Dnarever wrote on Feb 14th, 2020 at 8:08pm:
Quote:
The traditional laws and customs that regulated the lives of Aboriginal and Torres Strait Islanders prior to Australia's colonisation by the British ("customary Aboriginal law"). Although colonisation wrought social changes upon the Aboriginal people, customary Aboriginal law continues to regulate the lives of many Aboriginal Australians.

The now dominant, English-derived legal system, which was brought to Australia with colonisation, which includes the common law and enacted laws ("Australian law").

Only Australian laws are enforced directly in Australian courts. Native title is not a concept that forms part of customary Aboriginal law – rather, it is the term adopted to describe the rights to land and waters possessed by Aboriginal Australians under their customary laws that are recognised by the Australian legal system.

Its only a Wiki but good enough.


This is saying that pre existing aboriginal law regarding access to their lands and waters are respected under Australian law in native title legislation.

In this case a member of an aboriginal group has a right to access their land irrespective of place of birth supported by Australian law.
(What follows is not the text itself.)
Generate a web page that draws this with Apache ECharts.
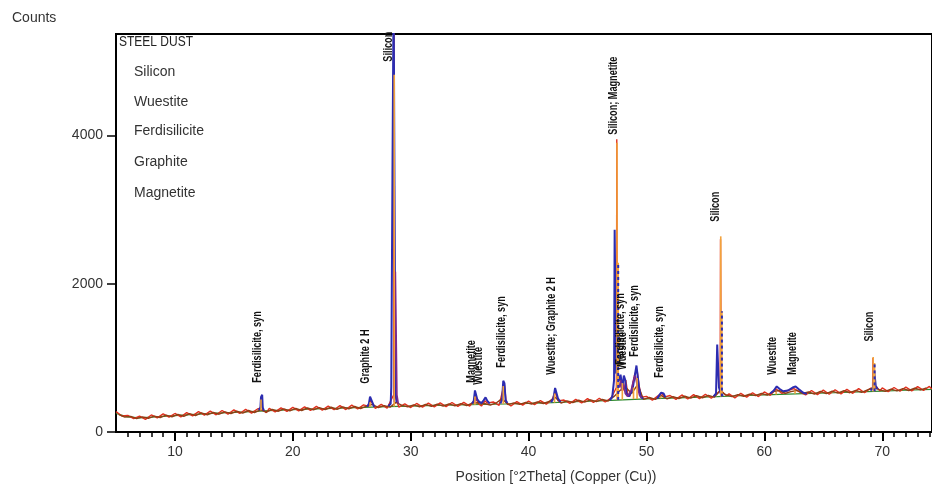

I suspect if this person left Australia he may have a problem re entering but he cannot be deported because he has protection under Australian law.



So now 'traditional law' - never codified or common such as Common Law across the land and never exercised as Common Law nation-wide, but which was restricted to each individual small nomadic group and even the partially-settled ones - supercedes Federal, State and Constitutional Law of this nation?

Is that what you're saying?

Open the gates for Sharia then... and every other sect's laws.. let every individual make his or her own mind up about what constitutes law... and then choose to accept or not the Common Law of the Nation.

What WAS the High Court high on at the time they thought this one half-way through?

This should take about ten seconds to overturn.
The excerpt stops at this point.